Commanders and leaders
- Demosthenes: Eurylochus † Menedaios

Strength
- 10,000: 5,000

Casualties and losses
- About 300: About 1,000

= Battle of Olpae =

Battle during the Peloponnesian War (426 BC)

The Battle of Olpae took place during the Peloponnesian War in 426 BC, between armies led by Athens and Sparta.

In 426, 3,000 hoplites from Ambracia invaded Amphilochian Argos in Acarnania on a gulf of the Ionian Sea and occupied the fort of Olpae. The Acarnanians asked for help from both the Athenian general Demosthenes, and the 20 Athenian ships located nearby under the command of Aristotle and Hierophon. The Ambraciots asked for help from Eurylochus of Sparta, who managed to march his army past the Acarnanians without being observed. After this, Demosthenes arrived in the gulf below Olpae with his ships, 200 hoplites, and 60 archers. He joined with the Acarnanian army and set up camp in a ravine opposite Eurylochus, where both sides made preparations for five days. As the Ambraciot and Peloponnesian army was larger, Demosthenes set up an ambush with 400 hoplites from Acarnania, to be used when the battle began.

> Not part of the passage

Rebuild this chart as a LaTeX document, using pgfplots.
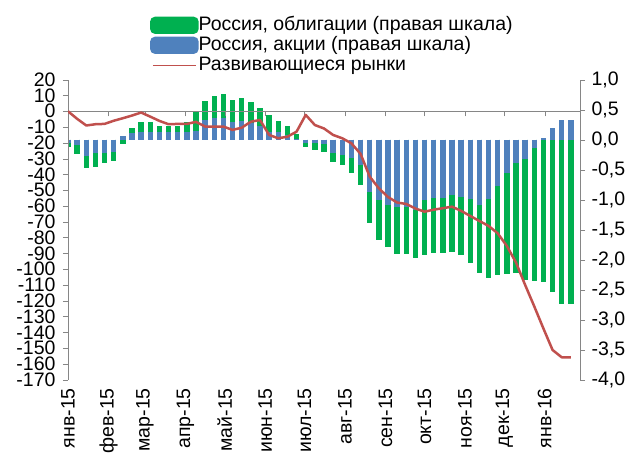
\documentclass[border=0pt]{standalone}
\usepackage{fontspec}
\setmainfont{Liberation Sans}
\usepackage{pgfplots}
\pgfplotsset{compat=1.18}
\usepackage{pgfplotstable}
\definecolor{rgreen}{RGB}{0,176,80}
\definecolor{rblue}{RGB}{79,129,189}
\definecolor{rred}{RGB}{192,80,77}
\definecolor{agray}{RGB}{134,134,134}
\pgfplotstableread{
k d b t L
0 0 -0.05 -0.12 0
1 7 -0.09 -0.24 -4.8
2 14 -0.28 -0.48 -9.0
3 21 -0.23 -0.45 -8.2
4 28 -0.23 -0.39 -8.0
5 35 -0.20 -0.36 -6.0
6 42 0.06 -0.08 -4.4
7 49 0.11 0.19 -2.7
8 56 0.13 0.30 -0.8
9 63 0.13 0.29 -3.4
10 70 0.12 0.22 -6.1
11 77 0.12 0.22 -8.2
12 84 0.12 0.22 -8.0
13 91 0.12 0.30 -8.0
14 98 0.15 0.47 -6.7
15 105 0.33 0.65 -9.7
16 112 0.36 0.73 -9.7
17 119 0.36 0.76 -9.7
18 126 0.30 0.66 -11.8
19 133 0.31 0.69 -10.4
20 140 0.27 0.63 -6.6
21 147 0.22 0.52 -5.5
22 154 0.13 0.41 -15.0
23 161 0.13 0.31 -17.1
24 168 0.08 0.23 -16.1
25 175 0.01 0.09 -12.9
26 182 -0.05 -0.13 -2.3
27 189 -0.06 -0.18 -8.7
28 196 -0.08 -0.21 -10.9
29 203 -0.23 -0.38 -15.0
30 210 -0.26 -0.43 -17.1
31 217 -0.31 -0.56 -20.3
32 224 -0.42 -0.75 -27.0
33 231 -0.87 -1.39 -41.4
34 238 -1.00 -1.67 -48.8
35 245 -1.09 -1.79 -54.3
36 252 -1.13 -1.91 -57.8
37 259 -1.12 -1.91 -58.7
38 266 -1.17 -1.97 -61.6
39 273 -1.00 -1.93 -63.6
40 280 -0.98 -1.89 -62.3
41 287 -0.98 -1.89 -61.4
42 294 -0.93 -1.87 -60.4
43 301 -0.95 -1.92 -63.1
44 308 -0.99 -2.06 -66.3
45 315 -1.09 -2.23 -69.5
46 322 -0.99 -2.30 -72.6
47 329 -0.77 -2.25 -77.3
48 336 -0.55 -2.24 -85.3
49 343 -0.39 -2.23 -95.8
50 350 -0.33 -2.34 -110.0
51 357 -0.14 -2.35 -123.6
52 364 0.03 -2.37 -137.6
53 371 0.20 -2.54 -151.2
54 378 0.33 -2.74 -155.8
55 385 0.33 -2.74 -155.8
}\data

\begin{document}
\begin{tikzpicture}[font=\fontsize{19.5bp}{21bp}\selectfont]
\path[use as bounding box] (-68bp,-79.3bp) rectangle (566bp,379.7bp);
\begin{axis}[
  at={(0,0)}, anchor=south west, scale only axis,
  width=512bp, height=300bp,
  xmin=0, xmax=392, ymin=-4, ymax=1,
  axis y line*=right, axis x line*=bottom,
  x axis line style={draw=none},
  y axis line style={agray},
  xtick={0,31,59,90,120,151,181,212,243,273,304,334,365},
  xticklabels={янв-15,фев-15,мар-15,апр-15,май-15,июн-15,июл-15,авг-15,сен-15,окт-15,ноя-15,дек-15,янв-16},
  x tick label style={rotate=90, anchor=east},
  major x tick style={draw=none},
  ytick={-4,-3.5,-3,-2.5,-2,-1.5,-1,-0.5,0,0.5,1},
  ytick style={agray},
  tick align=outside, major tick length=5bp,
  /pgf/number format/assume math mode=true,
  yticklabel style={inner ysep=0pt, xshift=3bp, /pgf/number format/.cd, use comma, fixed, fixed zerofill, precision=1},
  legend cell align=left,
  legend style={at={(0.16,1.212)}, anchor=north west, draw=none, fill=none,
    inner sep=0pt, row sep=2bp, column sep=0bp,
    nodes={inner sep=0pt, text height=14bp, text depth=4bp}},
]
\addplot[ycomb, draw=rgreen, line width=5.5bp,
  legend image code/.code={\fill[rgreen, rounded corners=2.5bp] (0bp,-5.8bp) rectangle (43bp,5.8bp);}]
  table[x=d, y=t]{\data};
\addlegendentry{Россия, облигации (правая шкала)}
\addplot[ycomb, draw=rblue, line width=5.5bp,
  legend image code/.code={\fill[rblue, rounded corners=2.5bp] (0bp,-5.8bp) rectangle (43bp,5.8bp);}]
  table[x=d, y=b]{\data};
\addlegendentry{Россия, акции (правая шкала)}
\addlegendimage{legend image code/.code={\draw[rred, line width=1.5bp] (0bp,0bp) -- (43bp,0bp);}}
\addlegendentry{Развивающиеся рынки}
\end{axis}
\begin{axis}[
  at={(0,0)}, anchor=south west, scale only axis,
  width=512bp, height=300bp,
  xmin=0, xmax=392, ymin=-170, ymax=20,
  axis y line*=left, axis x line*=middle,
  axis line style={agray},
  xtick={0,31,59,90,120,151,181,212,243,273,304,334,365},
  xticklabels={},
  ytick={-170,-160,...,20},
  yticklabel style={inner ysep=0pt, xshift=-4bp},
  tick style={agray},
  tick align=outside, major tick length=5bp,
  /pgf/number format/assume math mode=true,
]
\addplot[rred, line width=2.5bp, line join=round, mark=none] table[x=d, y=L]{\data};
\end{axis}
\end{tikzpicture}
\end{document}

Demosthenes formed the right wing of the Athenian-led army with Athenian and Messenian troops, with the centre and left wing formed by the Acarnanians and Amphilochians. Eurylochus formed the left wing of his army, directly facing Demosthenes, with the Ambraciots and Mantineans forming the rest of the line. When the battle began, Eurylochus quickly outflanked Demosthenes and was about to surround him when the Acarnanians began their ambush, causing panic among the other troops when Eurylochus was killed. The Ambraciots defeated the left wing of the Acarnanians and Amphilochians, chasing them back to Argos, but they were themselves defeated by the rest of the Acarnanians when they returned. Demosthenes lost about 300 men, but emerged victorious when the battle was completed later that night.

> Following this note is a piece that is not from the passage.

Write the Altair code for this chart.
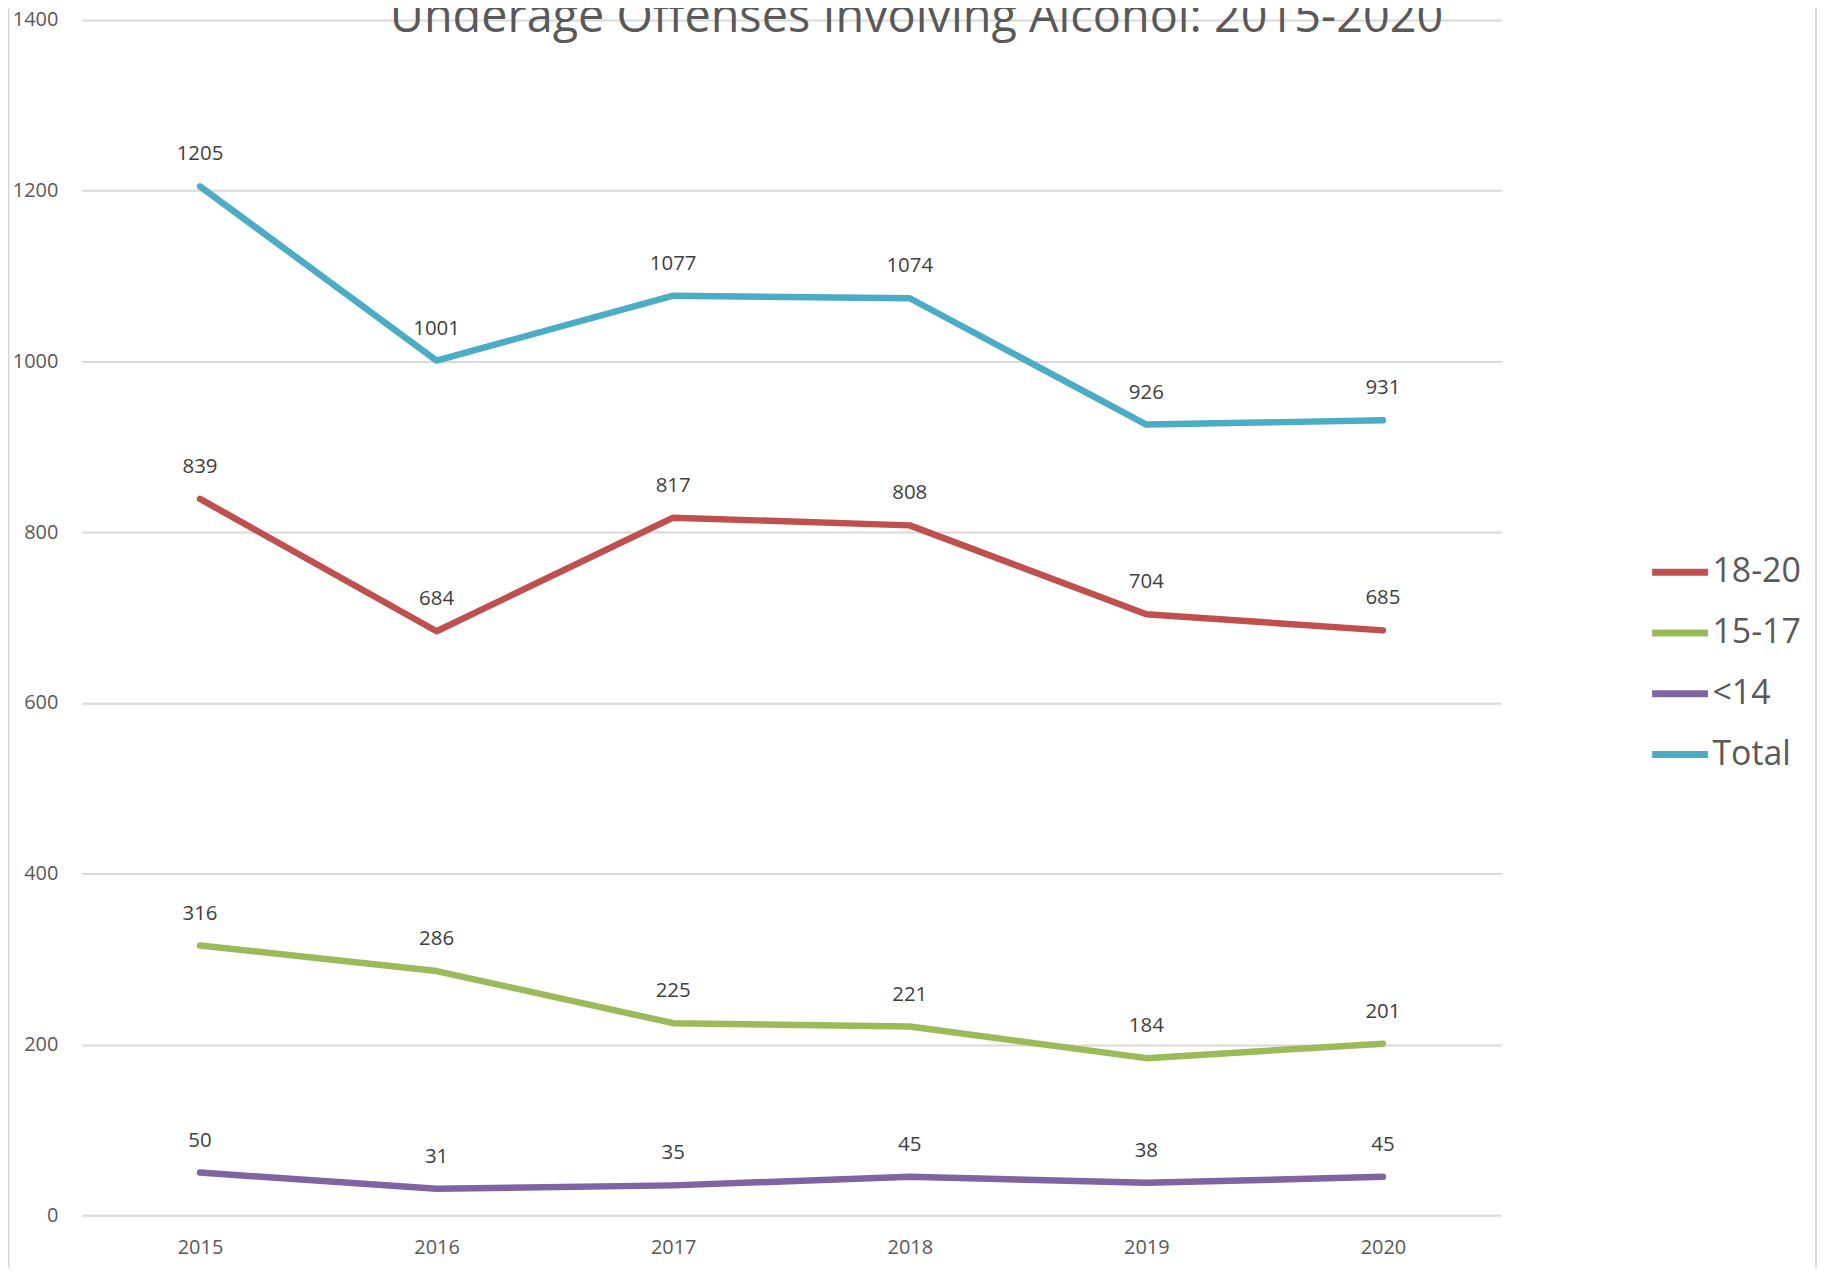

The next day, Menedaius, who had taken command when Eurylochus was killed, attempted to arrange a truce with Demosthenes. Demosthenes would only allow the leaders of the army to escape. This was psychological warfare by Demosthenes "...to discredit the Lacedaemonians and Peloponnesians with the Hellenes in those parts, as traitors and self-seekers". However, some of the Ambraciots attempted to flee with Menedaius and the other commanders. The Acarnanians chased them, allowed Menedaius to escape as agreed, and killed about 200 Ambraciots.

The surviving Ambraciots and Peloponnesians fled into neighboring territory, where they found refuge with Salynthius, king of the Agraeans, who provided them shelter.

Meanwhile, Demosthenes learned that a second army from Ambracia was marching towards Olpae. These Ambraciots set up camp on the road to the fort at Idomene, having no knowledge of the defeat of the previous day. Demosthenes surprised them there at night, pretending to be the other Ambraciot army, and killed most of them; the rest fled to the hills or into the sea where they were captured by the 20 Athenian ships. Overall, the Ambraciots lost about 1,000 men over the two days.

Although Demosthenes could have easily taken Ambracia, he did not, because his allies feared a strong Athens in that region and so the Acarnanians and Ambraciots signed a 100-year peace treaty with them.